STATED PROBLEM >> Images are excluded; otherwise, output every record exactly.

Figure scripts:
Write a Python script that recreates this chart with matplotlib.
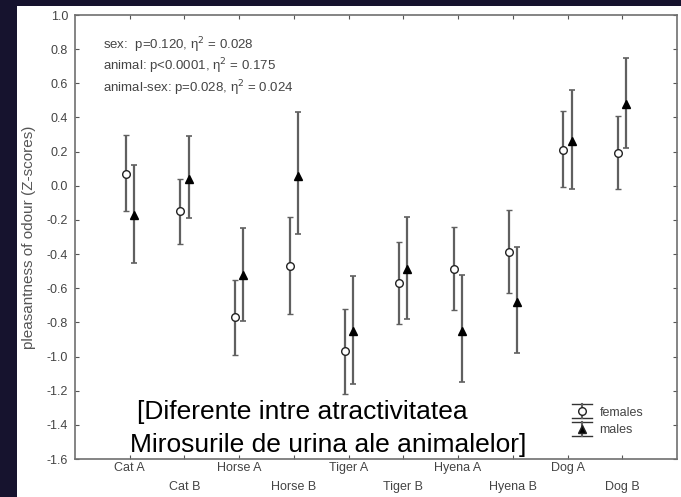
import numpy as np
import matplotlib.pyplot as plt
from matplotlib.lines import Line2D
from matplotlib.patches import Rectangle

plt.rcParams['font.family'] = ['Liberation Sans', 'DejaVu Sans']

# Data (means and error-bar ends)
animals = ['Cat A', 'Cat B', 'Horse A', 'Horse B', 'Tiger A',
           'Tiger B', 'Hyena A', 'Hyena B', 'Dog A', 'Dog B']
fem_mean = [0.07, -0.15, -0.77, -0.47, -0.97, -0.57, -0.49, -0.39, 0.21, 0.19]
fem_lo = [-0.15, -0.34, -0.99, -0.75, -1.22, -0.81, -0.73, -0.63, -0.01, -0.02]
fem_hi = [0.30, 0.04, -0.55, -0.18, -0.72, -0.33, -0.24, -0.14, 0.44, 0.41]
male_mean = [-0.17, 0.04, -0.52, 0.06, -0.85, -0.49, -0.85, -0.68, 0.26, 0.48]
male_lo = [-0.45, -0.19, -0.79, -0.28, -1.16, -0.78, -1.15, -0.98, -0.02, 0.22]
male_hi = [0.12, 0.29, -0.25, 0.43, -0.53, -0.18, -0.52, -0.36, 0.56, 0.75]

stats_lines = ['sex:  p=0.120, η$^2$ = 0.028',
               'animal: p<0.0001, η$^2$ = 0.175',
               'animal-sex: p=0.028, η$^2$ = 0.024']

bar_col = '#606060'
txt_col = '#444444'


class ErrHandler:
    # legend icon: caps at top and bottom, vertical bar, marker in middle
    def legend_artist(self, legend, orig_handle, fontsize, handlebox):
        x0, y0 = -handlebox.xdescent, -handlebox.ydescent
        w, h = handlebox.width, handlebox.height
        mk, fc = orig_handle
        t = handlebox.get_transform()
        arts = [
            Line2D([x0, x0 + w], [y0 + h + 2, y0 + h + 2], color='#333333', lw=1.0, transform=t),
            Line2D([x0, x0 + w], [y0 - 2, y0 - 2], color='#333333', lw=1.0, transform=t),
            Line2D([x0 + w / 2, x0 + w / 2], [y0 - 2, y0 + h + 2], color=bar_col, lw=1.5, transform=t),
            Line2D([x0 + w / 2], [y0 + h / 2], marker=mk, ms=5.5, mfc=fc, mec='#222222',
                   mew=1.0, ls='none', transform=t),
        ]
        for a in arts:
            handlebox.add_artist(a)
        return arts[-1]


fig = plt.figure(figsize=(6.81, 4.97), dpi=100)
fig.patch.set_facecolor('#16132e')
fig.patches.append(Rectangle((17 / 681, 0), 1, 1 - 6 / 497, transform=fig.transFigure,
                             facecolor='white', edgecolor='none', zorder=-1))

ax = fig.add_axes([75 / 681, 38 / 497, 602 / 681, 444 / 497])

x = np.arange(1, len(animals) + 1)
fm = np.array(fem_mean)
mm = np.array(male_mean)
ferr = [fm - np.array(fem_lo), np.array(fem_hi) - fm]
merr = [mm - np.array(male_lo), np.array(male_hi) - mm]

ax.errorbar(x - 0.075, fm, yerr=ferr, fmt='o', color=bar_col, ecolor=bar_col, elinewidth=1.6,
            capsize=2.5, capthick=1.2, mfc='white', mec='#222222', mew=1.0, ms=5.5, zorder=3)
ax.errorbar(x + 0.075, mm, yerr=merr, fmt='^', color=bar_col, ecolor=bar_col, elinewidth=1.6,
            capsize=2.5, capthick=1.2, mfc='black', mec='black', ms=5.5, zorder=3)

yt = np.round(np.arange(-1.6, 1.01, 0.2), 1) + 0.0
ax.set_xlim(0, 11)
ax.set_ylim(-1.6, 1.0)
ax.set_yticks(yt)
ax.set_yticklabels([f'{v:.1f}' if abs(v) > 1e-9 else '0.0' for v in yt])
ax.set_xticks(x[0::2], animals[0::2])
ax.set_xticks(x[1::2], animals[1::2], minor=True)
ax.tick_params(axis='both', which='both', direction='in', length=3, width=0.8,
               top=True, right=True, color='#555555', labelcolor=txt_col, labelsize=9)
ax.tick_params(axis='x', which='major', pad=2)
ax.tick_params(axis='x', which='minor', pad=16)
ax.tick_params(axis='y', pad=5)
for s in ax.spines.values():
    s.set_color('#707070')
    s.set_linewidth(1.2)

ax.set_ylabel('pleasantness of odour (Z-scores)', fontsize=11, color='#555555', labelpad=8)

for i, line in enumerate(stats_lines):
    ax.text(0.047, 0.932 - i * 0.048, line, transform=ax.transAxes, fontsize=9.5,
            color=txt_col, va='center', ha='left')

ax.text(1.13, -1.323, '[Diferente intre atractivitatea', fontsize=19, color='black',
        va='center', ha='left')
ax.text(1.0, -1.518, 'Mirosurile de urina ale animalelor]', fontsize=19, color='black',
        va='center', ha='left')

ax.legend([('o', 'white'), ('^', 'black')], ['females', 'males'],
          handler_map={tuple: ErrHandler()}, loc='lower left',
          bbox_to_anchor=(0.815, 0.037), frameon=False, fontsize=9,
          handlelength=1.6, handletextpad=0.6, labelspacing=0.45, borderpad=0,
          labelcolor=txt_col)

fig.savefig('out.png', dpi=100, facecolor=fig.get_facecolor())
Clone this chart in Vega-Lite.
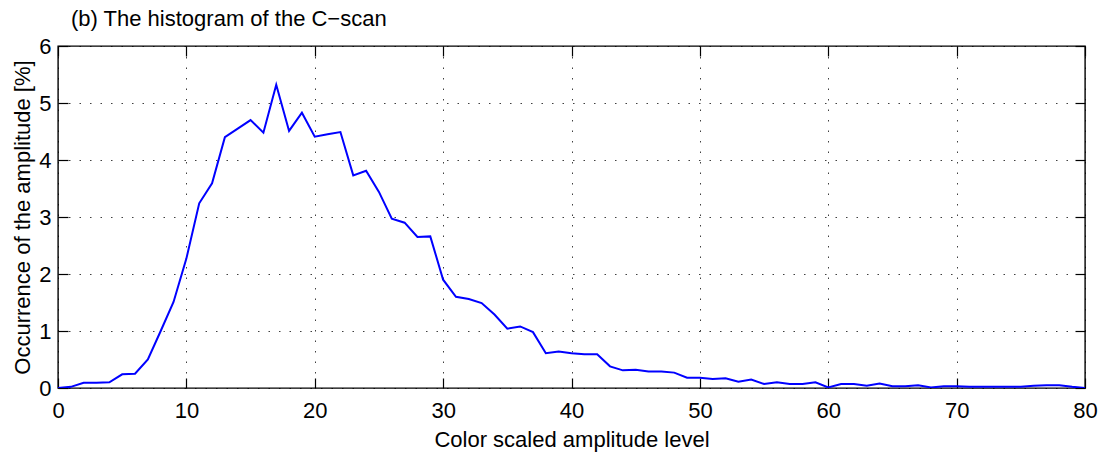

FINAL RESULT >>
Write a Python script that recreates this chart with matplotlib.
import numpy as np
import matplotlib.pyplot as plt
from matplotlib.lines import Line2D
from matplotlib.patches import Rectangle

plt.rcParams['font.family'] = ['Liberation Sans', 'DejaVu Sans']

# Data (means and error-bar ends)
animals = ['Cat A', 'Cat B', 'Horse A', 'Horse B', 'Tiger A',
           'Tiger B', 'Hyena A', 'Hyena B', 'Dog A', 'Dog B']
fem_mean = [0.07, -0.15, -0.77, -0.47, -0.97, -0.57, -0.49, -0.39, 0.21, 0.19]
fem_lo = [-0.15, -0.34, -0.99, -0.75, -1.22, -0.81, -0.73, -0.63, -0.01, -0.02]
fem_hi = [0.30, 0.04, -0.55, -0.18, -0.72, -0.33, -0.24, -0.14, 0.44, 0.41]
male_mean = [-0.17, 0.04, -0.52, 0.06, -0.85, -0.49, -0.85, -0.68, 0.26, 0.48]
male_lo = [-0.45, -0.19, -0.79, -0.28, -1.16, -0.78, -1.15, -0.98, -0.02, 0.22]
male_hi = [0.12, 0.29, -0.25, 0.43, -0.53, -0.18, -0.52, -0.36, 0.56, 0.75]

stats_lines = ['sex:  p=0.120, η$^2$ = 0.028',
               'animal: p<0.0001, η$^2$ = 0.175',
               'animal-sex: p=0.028, η$^2$ = 0.024']

bar_col = '#606060'
txt_col = '#444444'


class ErrHandler:
    # legend icon: caps at top and bottom, vertical bar, marker in middle
    def legend_artist(self, legend, orig_handle, fontsize, handlebox):
        x0, y0 = -handlebox.xdescent, -handlebox.ydescent
        w, h = handlebox.width, handlebox.height
        mk, fc = orig_handle
        t = handlebox.get_transform()
        arts = [
            Line2D([x0, x0 + w], [y0 + h + 2, y0 + h + 2], color='#333333', lw=1.0, transform=t),
            Line2D([x0, x0 + w], [y0 - 2, y0 - 2], color='#333333', lw=1.0, transform=t),
            Line2D([x0 + w / 2, x0 + w / 2], [y0 - 2, y0 + h + 2], color=bar_col, lw=1.5, transform=t),
            Line2D([x0 + w / 2], [y0 + h / 2], marker=mk, ms=5.5, mfc=fc, mec='#222222',
                   mew=1.0, ls='none', transform=t),
        ]
        for a in arts:
            handlebox.add_artist(a)
        return arts[-1]


fig = plt.figure(figsize=(6.81, 4.97), dpi=100)
fig.patch.set_facecolor('#16132e')
fig.patches.append(Rectangle((17 / 681, 0), 1, 1 - 6 / 497, transform=fig.transFigure,
                             facecolor='white', edgecolor='none', zorder=-1))

ax = fig.add_axes([75 / 681, 38 / 497, 602 / 681, 444 / 497])

x = np.arange(1, len(animals) + 1)
fm = np.array(fem_mean)
mm = np.array(male_mean)
ferr = [fm - np.array(fem_lo), np.array(fem_hi) - fm]
merr = [mm - np.array(male_lo), np.array(male_hi) - mm]

ax.errorbar(x - 0.075, fm, yerr=ferr, fmt='o', color=bar_col, ecolor=bar_col, elinewidth=1.6,
            capsize=2.5, capthick=1.2, mfc='white', mec='#222222', mew=1.0, ms=5.5, zorder=3)
ax.errorbar(x + 0.075, mm, yerr=merr, fmt='^', color=bar_col, ecolor=bar_col, elinewidth=1.6,
            capsize=2.5, capthick=1.2, mfc='black', mec='black', ms=5.5, zorder=3)

yt = np.round(np.arange(-1.6, 1.01, 0.2), 1) + 0.0
ax.set_xlim(0, 11)
ax.set_ylim(-1.6, 1.0)
ax.set_yticks(yt)
ax.set_yticklabels([f'{v:.1f}' if abs(v) > 1e-9 else '0.0' for v in yt])
ax.set_xticks(x[0::2], animals[0::2])
ax.set_xticks(x[1::2], animals[1::2], minor=True)
ax.tick_params(axis='both', which='both', direction='in', length=3, width=0.8,
               top=True, right=True, color='#555555', labelcolor=txt_col, labelsize=9)
ax.tick_params(axis='x', which='major', pad=2)
ax.tick_params(axis='x', which='minor', pad=16)
ax.tick_params(axis='y', pad=5)
for s in ax.spines.values():
    s.set_color('#707070')
    s.set_linewidth(1.2)

ax.set_ylabel('pleasantness of odour (Z-scores)', fontsize=11, color='#555555', labelpad=8)

for i, line in enumerate(stats_lines):
    ax.text(0.047, 0.932 - i * 0.048, line, transform=ax.transAxes, fontsize=9.5,
            color=txt_col, va='center', ha='left')

ax.text(1.13, -1.323, '[Diferente intre atractivitatea', fontsize=19, color='black',
        va='center', ha='left')
ax.text(1.0, -1.518, 'Mirosurile de urina ale animalelor]', fontsize=19, color='black',
        va='center', ha='left')

ax.legend([('o', 'white'), ('^', 'black')], ['females', 'males'],
          handler_map={tuple: ErrHandler()}, loc='lower left',
          bbox_to_anchor=(0.815, 0.037), frameon=False, fontsize=9,
          handlelength=1.6, handletextpad=0.6, labelspacing=0.45, borderpad=0,
          labelcolor=txt_col)

fig.savefig('out.png', dpi=100, facecolor=fig.get_facecolor())
Clone this chart in Vega-Lite.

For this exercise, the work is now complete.